Посмотрим теперь, каковы гносеологические основания этого раскола между  физической и философической картиной мира в мировоззрении Ксенофана. Мы видим, что то обесценивание физической картины мира, которое столь характерно для элеатов и которое начинается уже у Ксенофана, гносеологически обосновывается обесцениванием чувственной системы познания. Согласно Ксенофану, ощущения ложны. Поэтому он не настаивает на достоверности нарисованной им картины мироздания как физического феномена. Более справедлив Ксенофан к разуму. Правда, разум нас тоже обманывает. Но у Ксенофана этот обман – все же исторически преходящее явление. Ксенофан обращает внимание на тот несомненный факт, что истина все еще случайна. Она – результат не столько систематического мышления, сколько случая. Ксенофан, собственно говоря, не отрицает возможности познания мира. Он отрицает возможность знания о таком познании. И это именно в силу случайности истины. Он говорит: «Если бы даже случайно кто-нибудь и высказывал подлинную истину, то он и сам, однако, не знал бы об этом. Ибо только мнение – удел всех». Такому случайному обладанию истиной Ксенофан противопоставляет догадку об истине как процессе. Эта догадка выражена, конечно, наивно. Ксенофан говорит так: «Не от начала все открыли боги смертным, но постепенно, ища, люди находят лучшее». Гносеологический аспект здесь еще не отделен от практического и нравственного. Но чрезвычайно важна совершенно определенно выраженная мысль о том, что истина – не результат божественного откровения. Истина – исторический продукт человеческих ее исканий.

 

Парменид

 

Учение Парменида стало основой  философии элеатов. Именно Парменид развил понятие единого миробога Ксенофана в понятии единого бытия и поставил вопрос о соотношении бытия и мышления. Вместе с тем Парменид был метафизиком: он учил о неизменности бытия. Если Гераклит думал, что все течет, то Парменид утверждал, что в сущности все неизменно.

Бытие и небытие

 

Однако разум не безошибочен. Даже на пути истины его подстерегают ловушки и западни. Попав в них, разум пойдет неверным путем и никогда не достигнет истины. Первая западня состоит в допущении существования небытия. Стоит только согласиться с тем, что «есть небытие и это небытие необходимо существует», как мы попадем в западню для мысли. Вторая западня состоит в допущении того, что «бытие и небытие тождественны и нетождественны». Здесь уже заведомо допускается существование небытия (первая западня), но далее небытие отождествляется с бытием, а затем тождество бытия и небытия отрицается.

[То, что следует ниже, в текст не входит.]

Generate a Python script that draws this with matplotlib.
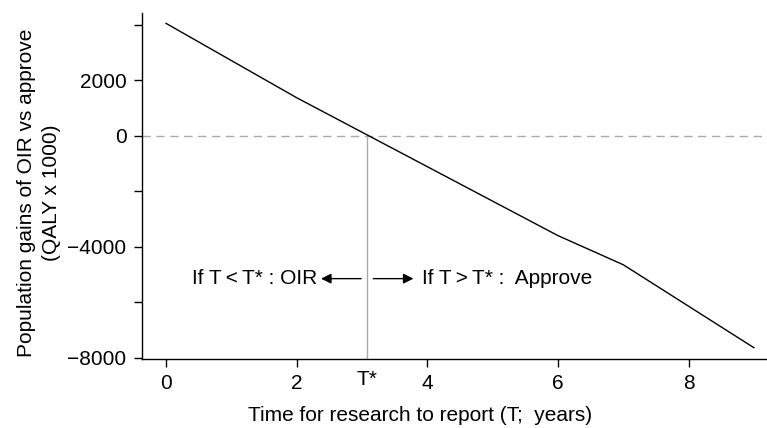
import matplotlib
matplotlib.use('Agg')
import matplotlib.pyplot as plt
from matplotlib.ticker import FixedLocator, FixedFormatter

plt.rcParams['font.family'] = ['Liberation Sans', 'DejaVu Sans']

# data
years = [0, 2, 6, 7, 9]
gains = [4050, 1370, -3600, -4650, -7640]
t_star = 3.08

x_ticks = [0, 2, 4, 6, 8]
y_ticks = [4000, 2000, 0, -2000, -4000, -6000, -8000]
y_labels = ['', '2000', '0', '', '\u22124000', '', '\u22128000']

fs = 15

fig = plt.figure(figsize=(7.67, 4.28), dpi=100)
ax = fig.add_axes([0.185, 0.161, 0.815, 0.809])

ax.plot(years, gains, color='black', lw=1.0, zorder=3)
ax.axhline(0, color='#aaaaaa', lw=1.0, ls=(0, (6, 4)), zorder=1)
ax.plot([t_star, t_star], [-8050, 0], color='#aaaaaa', lw=1.0, zorder=1)

ax.set_xlim(-0.37, 9.2)
ax.set_ylim(-8050, 4430)

ax.spines['top'].set_visible(False)
ax.spines['right'].set_visible(False)
ax.spines['left'].set_linewidth(1.0)
ax.spines['bottom'].set_linewidth(1.0)

ax.xaxis.set_major_locator(FixedLocator(x_ticks))
ax.yaxis.set_major_locator(FixedLocator(y_ticks))
ax.yaxis.set_major_formatter(FixedFormatter(y_labels))
ax.tick_params(axis='both', direction='out', length=6, width=1.0, labelsize=fs, pad=5)

ax.text(t_star, -8450, 'T*', ha='center', va='top', fontsize=fs)

ax.set_xlabel('Time for research to report (T;  years)', fontsize=fs)
ax.xaxis.set_label_coords(0.445, -0.135)
ax.set_ylabel('Population gains of OIR vs approve\n(QALY x 1000)', fontsize=fs,
              linespacing=1.4)
ax.yaxis.set_label_coords(-0.13, 0.48)

# arrows on either side of T*
y_arr = -5150
ax.annotate('', xy=(2.33, y_arr), xytext=(3.03, y_arr),
            arrowprops=dict(arrowstyle='-|>', color='black', lw=1.0, mutation_scale=15))
ax.annotate('', xy=(3.83, y_arr), xytext=(3.13, y_arr),
            arrowprops=dict(arrowstyle='-|>', color='black', lw=1.0, mutation_scale=15))
ax.text(2.32, y_arr, 'If T\u2009<\u2009T* : OIR', ha='right', va='center', fontsize=fs)
ax.text(3.92, y_arr, 'If T\u2009>\u2009T* :  Approve', ha='left', va='center', fontsize=fs)

fig.savefig('out.png', dpi=100)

Первая западня анонимна. Вторая же принадлежит «пустоголовому племени», чей ум беспомощно блуждает. Эти «пустоголовые» «двуголовы». Одна голова не может вместить два взаимоисключающих тезиса. В одной голове может уместиться лишь тезис, что бытие и небытие тождественны, а в другой – что бытие и небытие нетождественны. Но, продолжая мысль Парменида, можно сказать, что и тезис о том, что есть небытие, не может уместиться в одной голове, ибо оно означает, что небытие есть бытие. В «пустоголовом племени» можно угадать гераклитовцев, ведь «двуголовые» для всего, что говорит Парменид, видят «обратный путь», а этому учил Гераклит (у него «путь вверх» и «путь вниз» совпадают). Таким образом Парменид подошел к закону запрещения противоречия – к главному закону мышления.

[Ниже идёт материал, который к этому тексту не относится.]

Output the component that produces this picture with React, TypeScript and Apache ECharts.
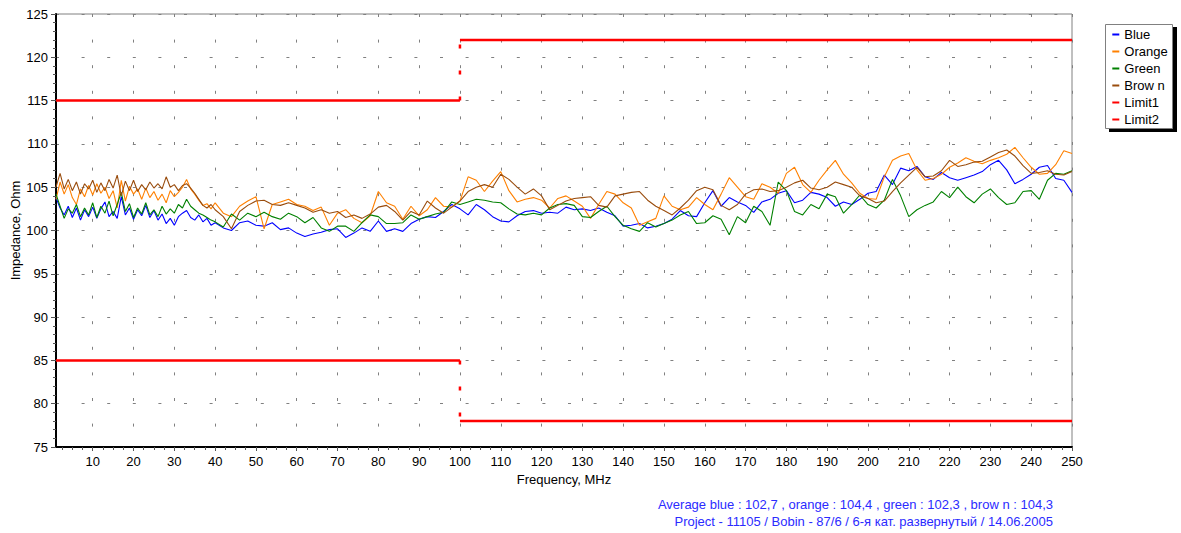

Собственная точка зрения Парменида вытекает, по-видимому, из тезиса, что бытие и небытие нетождественны, т. е. Что бытие существует, а небытие не существует. Дике провозглашает, что с пути истины не собьется лишь тот, кто убежден, что «бытие ведь есть», а «небытие не существует», «есть бытие, а небытия вовсе нет».

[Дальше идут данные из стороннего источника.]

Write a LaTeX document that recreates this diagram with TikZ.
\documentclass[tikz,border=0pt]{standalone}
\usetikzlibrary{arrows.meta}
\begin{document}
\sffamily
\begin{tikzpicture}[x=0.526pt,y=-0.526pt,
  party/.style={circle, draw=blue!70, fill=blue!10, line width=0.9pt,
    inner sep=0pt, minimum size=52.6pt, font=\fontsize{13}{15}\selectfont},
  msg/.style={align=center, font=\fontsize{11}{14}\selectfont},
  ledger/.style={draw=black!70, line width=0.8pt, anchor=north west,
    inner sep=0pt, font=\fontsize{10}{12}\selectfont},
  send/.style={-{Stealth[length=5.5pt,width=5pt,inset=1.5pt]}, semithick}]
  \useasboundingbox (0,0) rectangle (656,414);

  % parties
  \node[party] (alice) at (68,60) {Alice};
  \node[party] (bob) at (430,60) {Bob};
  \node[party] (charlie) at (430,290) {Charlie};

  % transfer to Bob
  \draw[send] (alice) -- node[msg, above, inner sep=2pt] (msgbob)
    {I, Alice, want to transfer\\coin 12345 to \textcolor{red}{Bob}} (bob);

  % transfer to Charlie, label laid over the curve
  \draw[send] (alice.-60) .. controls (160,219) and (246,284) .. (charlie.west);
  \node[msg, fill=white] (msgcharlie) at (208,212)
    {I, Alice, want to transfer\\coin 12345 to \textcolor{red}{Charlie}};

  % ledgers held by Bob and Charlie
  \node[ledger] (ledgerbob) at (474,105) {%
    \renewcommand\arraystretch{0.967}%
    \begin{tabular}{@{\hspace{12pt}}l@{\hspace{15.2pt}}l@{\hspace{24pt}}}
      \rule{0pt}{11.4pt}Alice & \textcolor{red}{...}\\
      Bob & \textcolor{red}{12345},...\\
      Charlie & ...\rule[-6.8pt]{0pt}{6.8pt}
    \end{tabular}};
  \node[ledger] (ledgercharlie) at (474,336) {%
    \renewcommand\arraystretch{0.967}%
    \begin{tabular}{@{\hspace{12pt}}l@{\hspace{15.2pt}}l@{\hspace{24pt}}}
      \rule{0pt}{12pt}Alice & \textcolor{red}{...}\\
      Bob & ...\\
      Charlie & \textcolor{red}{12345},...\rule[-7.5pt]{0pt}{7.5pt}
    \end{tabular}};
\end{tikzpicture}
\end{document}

Парменид впервые прибегает  к доказательству философского тезиса. До него философы главным образом изрекали, в лучшем случае они опирались на аналогии и метафоры. У Парменида же мы находим подлинное доказательство. Небытие не существует потому, что «небытие возможно ни познать, ни в слове выразить». Иначе говоря, «то, что не есть, невыразимо, немыслимо». Однако это доказательство само должно быть доказано. Поэтому Дике обращается к вопросу о бытии и мышлении.

Уже из предыдущего было ясно, что Парменид признает существующим лишь то, что мыслимо и выразимо в словах. В самом деле, Дике говорит: «Мышление и бытие одно и то же» или «одно и то же мысль о предмете или предмет мысли». Это можно понять как то, что бытие и мышление тождественны и как процесс, и как результат.